Não foi tudo: de novo com Paulo Moura, porém agora contando com o violão de Raphael Rabello e a percussão de Chacal, acompanhou o cantor Ney Matogrosso em Pescador de Pérolas (CBS, 1987). Colocou seu piano para dialogar com outra grande voz da MPB, a de Nelson Gonçalves, em O Boêmio e o Pianista (BMG Ariola, 1992). Relê clássicos do choro no álbum solo De Repente (L'Art, 1985), e dividiu o palco com um dos maiores flautistas do Brasil em Altamiro Carrilho e Arthur Moreira Lima (Tom Brasil, 1996).
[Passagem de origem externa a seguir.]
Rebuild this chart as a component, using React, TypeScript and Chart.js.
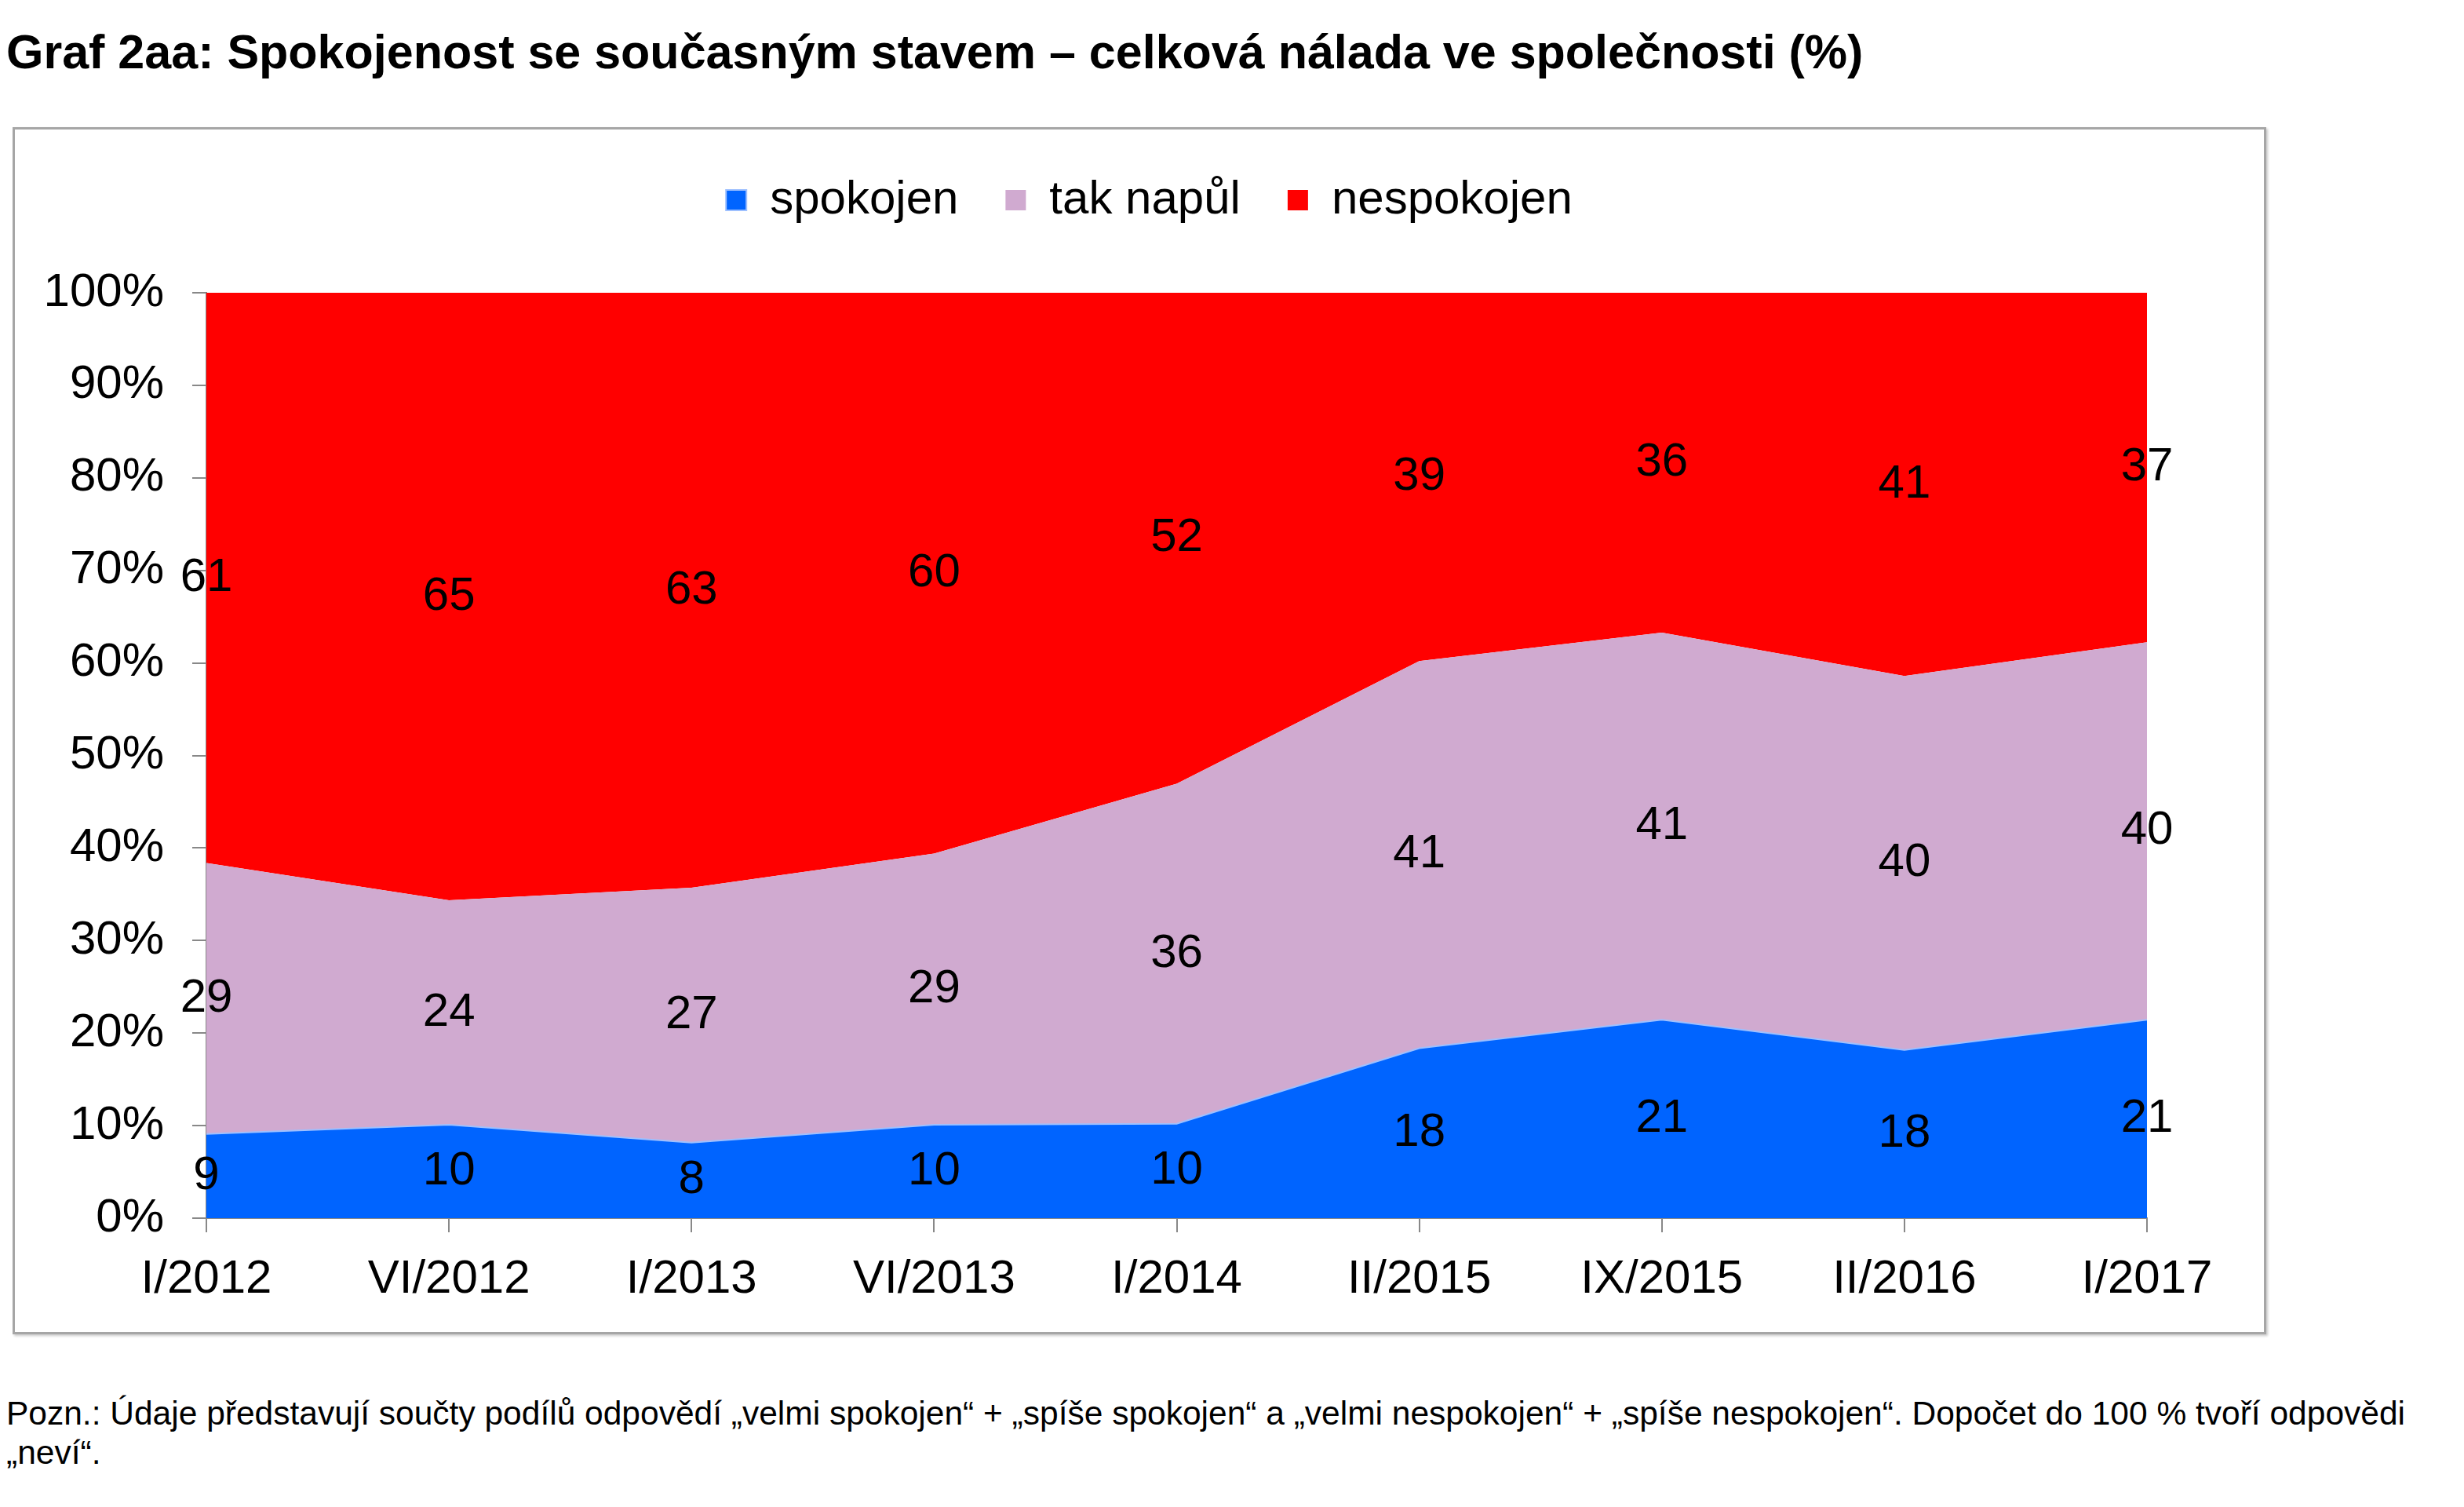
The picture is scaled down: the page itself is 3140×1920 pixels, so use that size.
import React, { useEffect, useRef } from "react";
import { Chart, registerables } from "chart.js";

Chart.register(...registerables);

const categories = ["I/2012", "VI/2012", "I/2013", "VI/2013", "I/2014", "II/2015", "IX/2015", "II/2016", "I/2017"];
const spokojen = [9, 10, 8, 10, 10, 18, 21, 18, 21];
const takNapul = [29, 24, 27, 29, 36, 41, 41, 40, 40];
const nespokojen = [61, 65, 63, 60, 52, 39, 36, 41, 37];
const seriesNames = ["spokojen", "tak napůl", "nespokojen"];
const seriesColors = ["#0064FF", "#D0AAD0", "#FF0000"];
const yTicks = [0, 10, 20, 30, 40, 50, 60, 70, 80, 90, 100];

const TITLE = "Graf 2aa: Spokojenost se současným stavem – celková nálada ve společnosti (%)";
const NOTE1 = "Pozn.: Údaje představují součty podílů odpovědí „velmi spokojen“ + „spíše spokojen“ a „velmi nespokojen“ + „spíše nespokojen“. Dopočet do 100 % tvoří odpovědi";
const NOTE2 = "„neví“.";

const FONT = '"Liberation Sans", Arial, sans-serif';

const raw = [spokojen, takNapul, nespokojen];
const totals = categories.map((_, i) => raw.reduce((s, arr) => s + arr[i], 0));
const shares = raw.map((arr) => arr.map((v, i) => (v / totals[i]) * 100));

const bandLabels = {
  id: "bandLabels",
  afterDatasetsDraw(chart: any) {
    const { ctx, scales } = chart;
    const x = scales.x;
    const y = scales.y;
    ctx.save();
    ctx.font = `60px ${FONT}`;
    ctx.fillStyle = "#000";
    ctx.textAlign = "center";
    ctx.textBaseline = "middle";
    categories.forEach((_, i) => {
      let base = 0;
      raw.forEach((arr, si) => {
        const pct = shares[si][i];
        const yMid = y.getPixelForValue(base + pct / 2);
        ctx.fillText(String(arr[i]), x.getPixelForValue(i), yMid);
        base += pct;
      });
    });
    ctx.restore();
  },
};

const legendTweak = {
  id: "legendTweak",
  beforeInit(chart: any) {
    const lg = chart.legend;
    if (!lg) return;
    const orig = lg.fit;
    lg.fit = function () {
      orig.call(this);
      this.height += 78;
    };
  },
  afterLayout(chart: any) {
    const lg = chart.legend;
    if (!lg) return;
    lg.left += 87;
    lg.right += 87;
  },
};

function AreaChart() {
  const ref = useRef<HTMLCanvasElement | null>(null);
  useEffect(() => {
    if (!ref.current) return;
    const chart = new Chart(ref.current, {
      type: "line",
      data: {
        labels: categories,
        datasets: raw.map((_, si) => ({
          label: seriesNames[si],
          data: shares[si],
          backgroundColor: seriesColors[si],
          borderColor: si === 0 ? "#9EC0FF" : seriesColors[si],
          borderWidth: si === 0 ? 2 : 0,
          pointRadius: 0,
          tension: 0,
          fill: si === 0 ? "origin" : "-1",
        })),
      },
      options: {
        animation: false,
        responsive: false,
        layout: { padding: { top: 0, right: 149, bottom: 0, left: 0 } },
        plugins: {
          legend: {
            display: true,
            position: "top",
            labels: {
              font: { family: FONT, size: 60 },
              color: "#000",
              boxWidth: 26,
              boxHeight: 26,
              padding: 60,
            },
          },
          tooltip: { enabled: false },
        },
        scales: {
          x: {
            type: "category",
            offset: false,
            grid: { display: true, drawOnChartArea: false, drawTicks: true, tickLength: 18, color: "#888", lineWidth: 2 },
            border: { display: true, color: "#888", width: 2 },
            ticks: { font: { family: FONT, size: 60 }, color: "#000", padding: 24, maxRotation: 0, autoSkip: false },
            afterFit: (s: any) => { s.height = 145; },
          },
          y: {
            stacked: true,
            min: 0,
            max: 100,
            afterBuildTicks: (s: any) => { s.ticks = yTicks.map((v) => ({ value: v })); },
            grid: { display: true, drawOnChartArea: false, drawTicks: true, tickLength: 18, color: "#888", lineWidth: 2 },
            border: { display: true, color: "#888", width: 2 },
            ticks: { font: { family: FONT, size: 60 }, color: "#000", padding: 36, callback: (v: any) => `${v}%` },
            afterFit: (s: any) => { s.width = 244; },
          },
        },
      },
      plugins: [legendTweak, bandLabels],
    });
    return () => chart.destroy();
  }, []);
  return <canvas ref={ref} width={2866} height={1532} style={{ display: "block" }} />;
}

export default function App() {
  return (
    <div style={{ position: "absolute", left: 0, top: 0, width: 3140, height: 1920, background: "#fff" }}>
      <div style={{ position: "absolute", left: 8, top: 28, fontFamily: FONT, fontWeight: "bold", fontSize: 61, lineHeight: "76px", whiteSpace: "nowrap", color: "#000" }}>
        {TITLE}
      </div>
      <div style={{ position: "absolute", left: 16, top: 162, width: 2866, height: 1532, border: "3px solid #a6a6a6", boxShadow: "2px 2px 3px #c8c8c8" }}>
        <AreaChart />
      </div>
      <div style={{ position: "absolute", left: 8, top: 1776, fontFamily: FONT, fontSize: 42.5, lineHeight: "50px", whiteSpace: "nowrap", color: "#000" }}>
        {NOTE1}
        <br />
        {NOTE2}
      </div>
    </div>
  );
}
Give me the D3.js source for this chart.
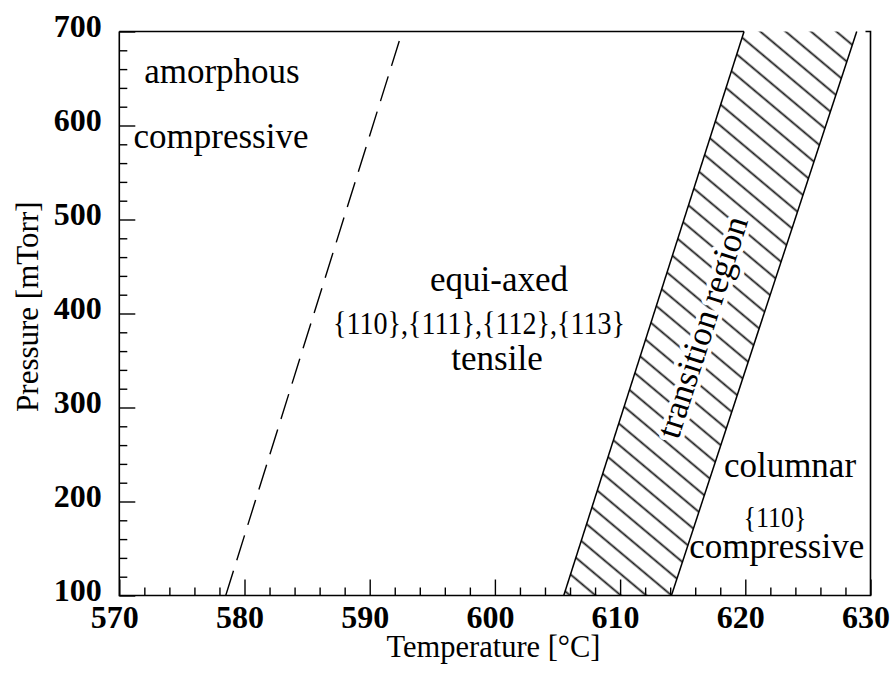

No ano 2000, a Sony Music lançou álbuns em que faz releituras solo de temas de Tom Jobim e Caetano Veloso.
Em 2002, adquiriu um caminhão, adaptando-o para transportar seu piano Steinway. Suas apresentações nos auditórios tradicionais das grandes cidades brasileiras escassearam em prol do caminhão-teatro. Em 2020, no podcast do Instituto Piano Brasileiro (ouça aqui), Alexandre Dias fez uma série de entrevistas em que o pianista reflete sobre sua trajetória. O canal do IPB no YouTube traz ainda muito material inédito, com registros de gravações ao vivo que o próprio pianista entregou a Dias, e que são um deleite de escutar.
Felizmente, seu legado está amplamente registrado e documentado. Estive entre aqueles que correram às bancas de jornais em 1998/99 para comprar a coleção em que a revista Caras lançou a discografia de Arthur Moreira Lima – um apanhado de 41 CDs, com mais de cem compositores de diversas nacionalidades.
Hoje essa produção pode ser ouvida na internet, e testemunha a riqueza e a versatilidade de um dos maiores artistas do teclado que o Brasil já teve.